The report uses the most recent data from the 2019 American Community Survey. It finds that even before the COVID-19 crisis, there was a persistent shortage of 6.8 million affordable and available homes for renters with the lowest incomes. As a result, about 70 percent of these households routinely spend more than half of their incomes on rent, placing them at higher risk for housing instability and limiting their ability to build savings. The affordability gap is greatest for Black, Native American, Latinx, and Asian households, who are more likely than white households to be renters with extremely low incomes because historical and ongoing discrimination has created racial disparities in homeownership and income.

Key findings
  • There are only 37 affordable and available homes for every 100 renters with extremely low incomes.
  • Of the 7.4 million homes affordable to households with extremely low incomes, approximately 1.1 million are occupied by households with very low incomes, 1 million by households with low incomes, 400,000 by households with middle incomes, and 900,000 by households with above-median incomes. As a result, only 4 million homes are available to renters with extremely low incomes.
  • Seventy percent of the nation’s 10.8 million households with extremely low incomes are severely housing cost burdened, spending more than half their incomes on rent and utilities.
  • More than 9.2 million renters with extremely low incomes, 5.2 million renters with very low incomes, and 4 million renters with low incomes are cost burdened.
  • The shortage of affordable and available homes for renters with extremely low incomes is systemic. No state has an adequate supply of rental housing affordable and available for households with extremely low incomes.
  • In 2020, a family of four with poverty-level income could afford a monthly rent of no more than $655, but the average cost of a two-bedroom rental home was $1,246.
  • Of the 50 largest metropolitan areas, renters in Las Vegas, Nevada, face the most severe shortages, with 16 affordable rental homes for every 100 households with extremely low incomes.
  • In all 50 of the largest metropolitan areas, at least 75 percent of renters with extremely low incomes are severely cost burdened.
  • People of color are much more likely than white people to have extremely low incomes. Twenty percent of Black households, 18 percent of American Indian and Alaska Native households, 14 percent of Latinx households, and 10 percent of Asian households have extremely low incomes. Only 6 percent of white renter households have extremely low incomes.
  • Black households account for only 12 percent of all households, yet they represent 19 percent of all renters and 26 percent of all renters with extremely low incomes. Latinx households account for 12 percent of all US households, 19 percent of all renters, and 21 percent of renters with extremely low incomes.
Policy implications
  • Federal support in the form of moratoriums and rental assistance could help protect renters with extremely low incomes avoid a wave of evictions.

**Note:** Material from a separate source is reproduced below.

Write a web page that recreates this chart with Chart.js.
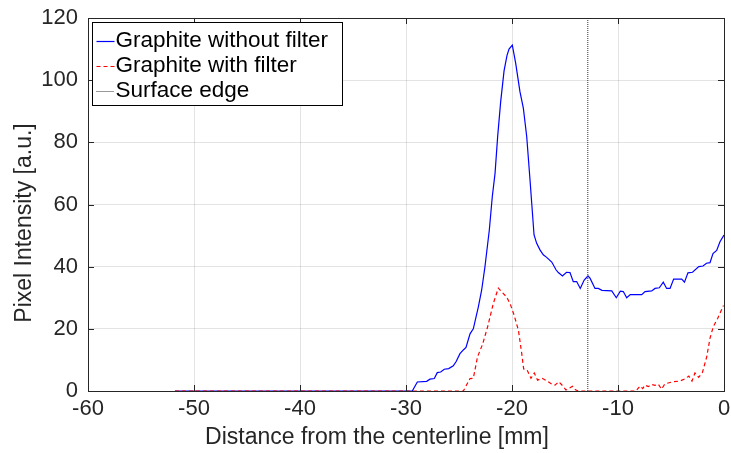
<!DOCTYPE html>
<html>
<head>
<meta charset="utf-8">
<script src="https://cdn.jsdelivr.net/npm/chart.js@4/dist/chart.umd.min.js"></script>
<style>
  html, body { margin: 0; padding: 0; background: #fff; }
  #wrap { width: 731px; height: 453px; }
</style>
</head>
<body>
<div id="wrap"><canvas id="c" width="731" height="453"></canvas></div>
<script>
// Intensity profile across the sample, position in mm from the centerline
const xNoFilter = [-51.8, -29.41, -28.93, -28.05, -27.74, -27.33, -27.05, -26.73, -26.39, -25.97,
  -25.54, -25.28, -24.91, -24.59, -24.34, -23.96, -23.65, -23.18, -22.86, -22.55,
  -22.14, -21.86, -21.60, -21.35, -21.07, -20.75, -20.47, -20.28, -19.97, -19.65,
  -19.25, -18.93, -18.61, -18.30, -17.92, -17.67, -17.36, -17.05, -16.73, -16.25,
  -15.85, -15.63, -15.24, -14.86, -14.53, -14.22, -13.90, -13.56, -13.19, -12.83,
  -12.64, -12.17, -11.86, -11.51, -10.59, -10.16, -9.78, -9.50, -9.18, -8.84,
  -7.76, -7.45, -6.82, -6.51, -6.10, -5.73, -5.41, -5.09, -4.75, -3.99,
  -3.73, -3.40, -2.97, -2.38, -1.98, -1.65, -1.32, -1.04, -0.69, -0.38, 0];
const yNoFilter = [0, 0, 2.9, 3.1, 3.8, 4.0, 5.9, 6.1, 7.0, 7.2,
  8.1, 9.4, 12.0, 13.2, 14.0, 18.4, 20.0, 27.0, 32.5, 40.0,
  51.8, 62.5, 70.0, 82.0, 93.0, 103.0, 108.0, 110.0, 111.3, 105.4,
  96.3, 91.0, 81.8, 67.9, 50.2, 47.5, 45.4, 43.8, 43.0, 41.5,
  39.0, 38.1, 37.0, 38.2, 38.1, 35.2, 35.2, 33.0, 35.7, 37.0,
  36.3, 33.0, 33.0, 32.4, 32.2, 30.0, 32.1, 32.0, 30.0, 31.0,
  31.0, 32.0, 32.2, 33.0, 33.2, 35.0, 33.0, 33.0, 36.0, 36.0,
  35.0, 38.0, 38.2, 40.0, 40.2, 41.1, 41.3, 44.2, 45.2, 48.0, 50.2];

const xFilter = [-51.8, -24.59, -23.96, -23.65, -23.25, -22.78, -22.31, -21.76, -21.29, -20.94,
  -20.52, -20.19, -19.81, -19.39, -19.08, -18.90, -18.58, -18.21, -17.90, -17.59,
  -17.17, -16.70, -16.18, -15.94, -15.59, -15.14, -14.91, -14.29, -14.01, -13.75,
  -8.30, -7.92, -7.67, -7.45, -7.14, -6.82, -6.51, -6.20, -5.90, -5.57,
  -4.78, -4.15, -3.68, -3.32, -3.02, -2.74, -2.39, -2.03, -1.63, -1.32,
  -1.01, -0.59, -0.05];
const yFilter = [0, 0, 4.0, 4.1, 11.0, 15.0, 20.5, 28.2, 33.1, 31.8,
  30.3, 28.2, 24.5, 19.5, 12.0, 7.1, 6.8, 4.1, 5.8, 3.5,
  4.1, 3.2, 2.1, 1.9, 3.0, 1.4, 0.3, 1.5, 0.4, 0,
  0, 1.6, 0.8, 1.9, 1.4, 2.1, 1.8, 2.2, 0.6, 2.3,
  3.0, 3.2, 3.9, 4.8, 3.2, 5.8, 4.4, 6.0, 11.0, 17.0,
  20.7, 23.4, 27.5];

const surfaceEdge = -12.85;
const seriesLabels = ['Graphite without filter', 'Graphite with filter', 'Surface edge'];
const xTicks = [-60, -50, -40, -30, -20, -10, 0];
const yTicks = [0, 20, 40, 60, 80, 100, 120];
const xTitle = 'Distance from the centerline [mm]';
const yTitle = 'Pixel Intensity [a.u.]';

const FONT = '"Liberation Sans", Arial, Helvetica, sans-serif';
const AXIS_COLOR = '#262626';
const LINE_STYLES = [
  { color: '#0000ff', width: 1.2, dash: [] },
  { color: '#ff0000', width: 1.2, dash: [4, 3] },
  { color: '#333333', width: 1, dash: [1, 1] }
];

const toPoints = (xs, ys) => xs.map((x, i) => ({ x: x, y: ys[i] }));

// Axes box with inward ticks on all four sides, axis titles, and the legend inside the plot
const boxPlugin = {
  id: 'boxPlugin',
  afterDraw(chart) {
    const ctx = chart.ctx;
    const a = chart.chartArea;
    const xs = chart.scales.x, ys = chart.scales.y;
    const tl = 6;
    ctx.save();
    ctx.strokeStyle = AXIS_COLOR;
    ctx.lineWidth = 1;
    ctx.beginPath();
    xTicks.forEach(v => {
      const px = Math.round(xs.getPixelForValue(v)) + 0.5;
      ctx.moveTo(px, a.bottom); ctx.lineTo(px, a.bottom - tl);
      ctx.moveTo(px, a.top); ctx.lineTo(px, a.top + tl);
    });
    yTicks.forEach(v => {
      const py = Math.round(ys.getPixelForValue(v)) + 0.5;
      ctx.moveTo(a.left, py); ctx.lineTo(a.left + tl, py);
      ctx.moveTo(a.right, py); ctx.lineTo(a.right - tl, py);
    });
    ctx.stroke();
    ctx.strokeRect(Math.round(a.left) + 0.5, Math.round(a.top) + 0.5,
                   Math.round(a.right - a.left), Math.round(a.bottom - a.top));

    // axis titles
    ctx.fillStyle = AXIS_COLOR;
    ctx.font = '23px ' + FONT;
    ctx.textAlign = 'center';
    ctx.textBaseline = 'middle';
    ctx.fillText(xTitle, a.left + 289, a.bottom + 47);
    ctx.save();
    ctx.translate(25, a.top + 205);
    ctx.rotate(-Math.PI / 2);
    ctx.fillText(yTitle, 0, 0);
    ctx.restore();

    // legend
    const lx = a.left + 4.5, ly = a.top + 4.5, lw = 250, lh = 83;
    ctx.fillStyle = '#fff';
    ctx.fillRect(lx, ly, lw, lh);
    ctx.strokeStyle = '#000';
    ctx.lineWidth = 1;
    ctx.strokeRect(lx, ly, lw, lh);
    ctx.font = '22.5px ' + FONT;
    ctx.textBaseline = 'middle';
    ctx.textAlign = 'left';
    const rowY = [ly + 18, ly + 43, ly + 68];
    seriesLabels.forEach((label, i) => {
      const st = LINE_STYLES[i];
      const y = Math.round(rowY[i]) + 0.5;
      ctx.strokeStyle = st.color;
      ctx.lineWidth = st.width;
      ctx.setLineDash(st.dash);
      ctx.beginPath();
      ctx.moveTo(lx + 4, y);
      ctx.lineTo(lx + 22, y);
      ctx.stroke();
      ctx.setLineDash([]);
      ctx.fillStyle = '#000';
      ctx.fillText(label, lx + 23, rowY[i]);
    });
    ctx.restore();
  }
};

new Chart(document.getElementById('c'), {
  type: 'line',
  data: {
    datasets: [
      {
        label: seriesLabels[0],
        data: toPoints(xNoFilter, yNoFilter),
        borderColor: LINE_STYLES[0].color,
        borderWidth: LINE_STYLES[0].width,
        pointRadius: 0,
        tension: 0,
        fill: false,
        order: 3
      },
      {
        label: seriesLabels[1],
        data: toPoints(xFilter, yFilter),
        borderColor: LINE_STYLES[1].color,
        borderWidth: LINE_STYLES[1].width,
        borderDash: LINE_STYLES[1].dash,
        pointRadius: 0,
        tension: 0,
        fill: false,
        order: 2
      },
      {
        label: seriesLabels[2],
        data: [{ x: surfaceEdge, y: 0 }, { x: surfaceEdge, y: 120 }],
        borderColor: LINE_STYLES[2].color,
        borderWidth: LINE_STYLES[2].width,
        borderDash: LINE_STYLES[2].dash,
        pointRadius: 0,
        fill: false,
        order: 1
      }
    ]
  },
  options: {
    responsive: false,
    animation: false,
    events: [],
    layout: { padding: { top: 18, right: 7, left: 0, bottom: 0 } },
    plugins: { legend: { display: false }, tooltip: { enabled: false } },
    scales: {
      x: {
        type: 'linear',
        min: -60, max: 0,
        afterBuildTicks(scale) { scale.ticks = xTicks.map(v => ({ value: v })); },
        afterFit(scale) { scale.height = 62; scale.paddingLeft = 0; scale.paddingRight = 0; },
        grid: { color: 'rgba(0,0,0,0.11)', drawTicks: false },
        border: { display: false },
        ticks: { color: AXIS_COLOR, font: { family: FONT, size: 22 }, padding: 5, maxRotation: 0 },
        title: { display: false }
      },
      y: {
        min: 0, max: 120,
        afterBuildTicks(scale) { scale.ticks = yTicks.map(v => ({ value: v })); },
        afterFit(scale) { scale.width = 88; scale.paddingTop = 0; scale.paddingBottom = 0; },
        grid: { color: 'rgba(0,0,0,0.11)', drawTicks: false },
        border: { display: false },
        ticks: { color: AXIS_COLOR, font: { family: FONT, size: 22 }, padding: 10 },
        title: { display: false }
      }
    }
  },
  plugins: [boxPlugin]
});
</script>
</body>
</html>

  • The authors suggest Congress could create a permanent National Housing Stabilization Fund to provide direct, short-term financial assistance and stability services to households with low incomes facing housing instability, eviction, or homelessness after an economic shock.
  • To address the chronic shortage of affordable housing, the authors suggest expanding the Housing Choice Voucher Program so every income-eligible household receives assistance. Seventy-eight percent of current voucher recipients have extremely low incomes, but only one in four households in need receives assistance.
  • Long-term solutions that address the shortage of affordable housing requires both increasing the supply of and properly preserving affordable housing stock.
  • Investments in rehabilitating and preserving subsidized and public housing should be prioritized, as well as zoning reforms that overturn policies that perpetuate racial and income segregation by restricting the construction of affordable housing in certain communities.